The game has wonderful choices how to promote your units, IMO this should be the only way to make infantry good against tanks or air units.
Same goes for anti tanks and sam infantry as well. Those weapons are integrated in normal infantry and I believe there really doesn´t exist whole armies based on those weapons only. Sorry for my bad english, I hope my message still is understood.
 
Woodreaux sort of hit it on the head, but machine gunners dramatically altered this thing called warfare when they were introduced in WWI.


It's also probably a gameplay thing. things need counters apparently so firaxis adds them in to counter other units. and I'm not sure if it was mentioned yet, but just think of how quickly protective machine guns would stop any sort of gun based assault. that's probably why they aren't gunpowder
 
Their classification IMO it's a kind of typo. They don't have to be considered nothing but a defensive unit and this is intended cause they could be too powerful if they had also an attack ability that in that era I think to remember pertains only to Infantry with a value of 20.

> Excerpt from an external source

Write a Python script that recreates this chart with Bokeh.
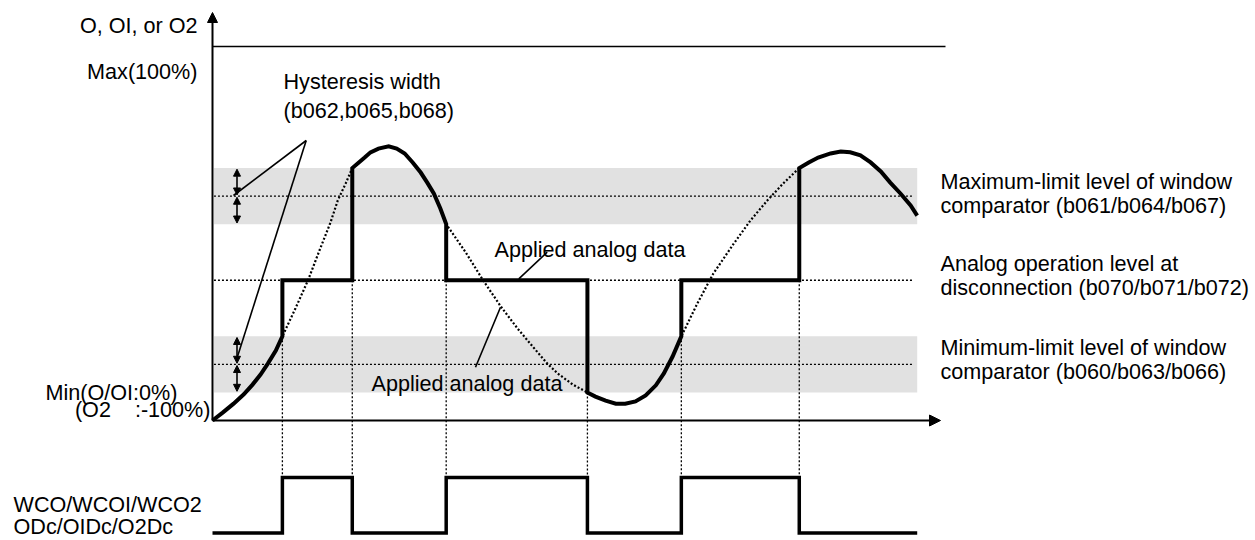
from bokeh.plotting import figure
from bokeh.models import Range1d, Arrow, NormalHead
from bokeh.embed import file_html
from bokeh.resources import INLINE
from bokeh.core.properties import value

# ---------------- data ----------------
full_scale = 100.0          # Max(100%)
level_max = 60.0            # maximum-limit level of window comparator
level_min = 15.0            # minimum-limit level of window comparator
level_disc = 37.5           # analog operation level at disconnection
hyst = 7.5                  # hysteresis width

# input analog signal (time, %)
signal_t = [0.0, 1.4, 2.9, 4.3, 5.5, 6.6, 7.6, 8.7, 9.6,
            11.4, 13.1, 14.8, 16.2, 17.2, 18.3, 19.2,
            20.1, 20.9, 21.7, 22.8, 24.2, 25.3, 26.4, 27.5, 28.6, 29.5, 30.4, 31.3, 32.1,
            34.8, 37.2, 39.6, 41.9, 44.1, 46.0, 47.4, 49.5, 51.5,
            52.6, 54.0, 55.4, 56.7, 58.1, 59.5, 60.9, 62.0, 63.2, 64.4,
            66.6, 68.8, 71.6, 73.9, 76.2, 78.4, 80.6,
            81.9, 83.2, 84.9, 86.3, 87.6, 89.0, 90.4, 91.8, 93.1, 94.5, 95.9, 96.8]
signal_y = [0.0, 2.1, 4.5, 7.0, 9.6, 12.3, 15.2, 18.7, 22.5,
            30.0, 37.4, 46.0, 52.9, 58.8, 63.4, 67.5,
            69.0, 70.3, 71.7, 72.7, 73.3, 72.7, 71.4, 69.0, 66.3, 63.6, 60.7, 56.7, 52.5,
            44.9, 37.4, 30.5, 24.6, 19.5, 15.2, 12.6, 9.6, 7.5,
            6.4, 5.3, 4.5, 4.5, 5.1, 6.7, 9.4, 12.6, 17.1, 22.5,
            31.3, 39.3, 47.3, 53.5, 58.8, 63.4, 67.5,
            69.0, 70.3, 71.4, 71.9, 71.7, 70.9, 69.0, 66.6, 63.6, 60.7, 57.5, 54.8]

# times where the window comparator switches
crossing_t = [9.6, 19.2, 32.1, 51.5, 64.4, 80.6]
# WCO state in each interval (1 = inside window -> disconnection level used)
wco_state = [0, 1, 0, 1, 0, 1, 0]

# ---------------- layout helpers ----------------
PX0, PY0, SX, SY = 212.0, 420.0, 7.28, 3.74
def X(px):
    return (px - PX0) / SX
def Y(py):
    return (PY0 - py) / SY

W, H = 1255, 540
FONT = value("Liberation Sans")
FS = value("21.6px")
pulse_low, pulse_high = Y(532.5), Y(477)

p = figure(width=W, height=H, x_range=Range1d(X(0), X(W)),
           y_range=Range1d(Y(H), Y(0)), output_backend="svg",
           toolbar_location=None, min_border=0, x_axis_type=None,
           y_axis_type=None)
p.grid.visible = False
p.outline_line_color = None
p.background_fill_color = "white"

t_end = signal_t[-1]

# hysteresis bands
levels = [level_max, level_min]
p.quad(left=[0.2] * 2, right=[t_end] * 2,
       bottom=[l - hyst for l in levels], top=[l + hyst for l in levels],
       fill_color="#e1e1e1", line_color=None)

# dotted level lines
guide_levels = [level_max, level_disc, level_min]
p.segment(x0=[0.2] * 3, y0=guide_levels, x1=[X(913)] * 3, y1=guide_levels,
          line_color="black", line_width=1.3, line_dash="2 2")

# output (thick) build
bounds = [signal_t[0]] + crossing_t + [t_end]
out_t, out_y, pul_t, pul_y = [], [], [], []
for i in range(len(bounds) - 1):
    a, b = bounds[i], bounds[i + 1]
    s = wco_state[i]
    if s:
        out_t += [a, b]
        out_y += [level_disc, level_disc]
    else:
        for t, y in zip(signal_t, signal_y):
            if a - 1e-9 <= t <= b + 1e-9:
                out_t.append(t)
                out_y.append(y)
    py = pulse_low + s * (pulse_high - pulse_low)
    pul_t += [a, b]
    pul_y += [py, py]

# vertical dotted lines at the switching times
vx, vtop = [], []
for c in crossing_t:
    sy = signal_y[signal_t.index(c)]
    vx.append(c)
    vtop.append(min(sy, level_disc))
p.segment(x0=vx, y0=vtop, x1=vx, y1=[pulse_high] * len(vx),
          line_color="black", line_width=1.3, line_dash="2 2")

# input signal dotted
p.line(signal_t, signal_y, line_color="black", line_width=2.2, line_dash="2 2")

# thick output
p.line(out_t, out_y, line_color="black", line_width=4, line_join="miter")

# top (Max) line
p.line([0, X(945)], [full_scale, full_scale], line_color="black", line_width=1.6)

# axes with arrows
p.add_layout(Arrow(end=NormalHead(size=10, fill_color="black", line_color="black"),
                   x_start=0, y_start=0, x_end=0, y_end=Y(12),
                   line_color="black", line_width=2))
p.add_layout(Arrow(end=NormalHead(size=11, fill_color="black", line_color="black"),
                   x_start=0, y_start=0, x_end=X(940), y_end=0,
                   line_color="black", line_width=2))

# pulse (WCO)
p.line(pul_t, pul_y, line_color="black", line_width=3.5, line_join="miter")

# hysteresis double arrows
ax = X(236.5)
for lv in levels:
    for (y0, y1) in [(lv + hyst, lv), (lv, lv - hyst)]:
        p.add_layout(Arrow(start=NormalHead(size=7, fill_color="black", line_color="black"),
                           end=NormalHead(size=7, fill_color="black", line_color="black"),
                           x_start=ax, y_start=y0 - 0.3, x_end=ax, y_end=y1 + 0.3,
                           line_color="black", line_width=1.6))

# pointer lines
p.segment(x0=[X(305.7), X(305.7), X(546.7), X(500)],
          y0=[Y(140), Y(140), Y(251.7), Y(306.7)],
          x1=[X(233), X(236.7), X(518.3), X(475)],
          y1=[Y(195), Y(357), Y(278.3), Y(366.7)],
          line_color="black", line_width=1.6)

# texts
right_txt = ["O, OI, or O2", "Max(100%)", "Min(O/OI:0%)",
             "(O2\u00a0\u00a0\u00a0\u00a0:-100%)"]
p.text(x=[X(197), X(197), X(177), X(210)],
       y=[Y(25), Y(71), Y(392), Y(409)], text=right_txt,
       text_font=FONT, text_font_size=FS, text_align="right",
       text_baseline="alphabetic", text_color="black")

left_txt = ["Hysteresis width", "(b062,b065,b068)",
            "Applied analog data", "Applied analog data",
            "Maximum-limit level of window", "comparator (b061/b064/b067)",
            "Analog operation level at", "disconnection (b070/b071/b072)",
            "Minimum-limit level of window", "comparator (b060/b063/b066)",
            "WCO/WCOI/WCO2", "ODc/OIDc/O2Dc"]
left_x = [X(283), X(283), X(494), X(371),
          X(940), X(940), X(940), X(940), X(940), X(940),
          X(13), X(13)]
left_y = [Y(81), Y(110), Y(249), Y(383),
          Y(181), Y(205), Y(263), Y(287), Y(347), Y(371),
          Y(504), Y(526)]
p.text(x=left_x, y=left_y, text=left_txt, text_font=FONT, text_font_size=FS,
       text_align="left", text_baseline="alphabetic", text_color="black")

open("out.html", "w").write(file_html(p, INLINE))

To be honest I believe that this limitation is fair for the abovementioned reasons
 
As already stressed, the reason is a twofold gameplay one:
1) no infantry bonus against machineguns;
2) no collateral damage from siege weapons.
Unusually for siege weapons, machineguns DO GET defense bonuses, START with a first strike and MAY NOT attack.

It means that you have a snowball-in-hell chance of getting through an enemy stack of the aforementioned with neither infantry nor artillery, but you have to wait until marines or tanks. (or airships, but here we start hearing the damning whine of lost souls)

It implies that, after the cuirassier/cavalry age, there will be a progressive slow down in war offensives which will grind to the complete halt of trench warfare and desperate attrition pillaging of the machinegun stacks.

I personally like this, it makes you feel the tense sense of impotence and waste of the age. And when you get the rolling cabs or the smoking guys, the raging happiness is doubled.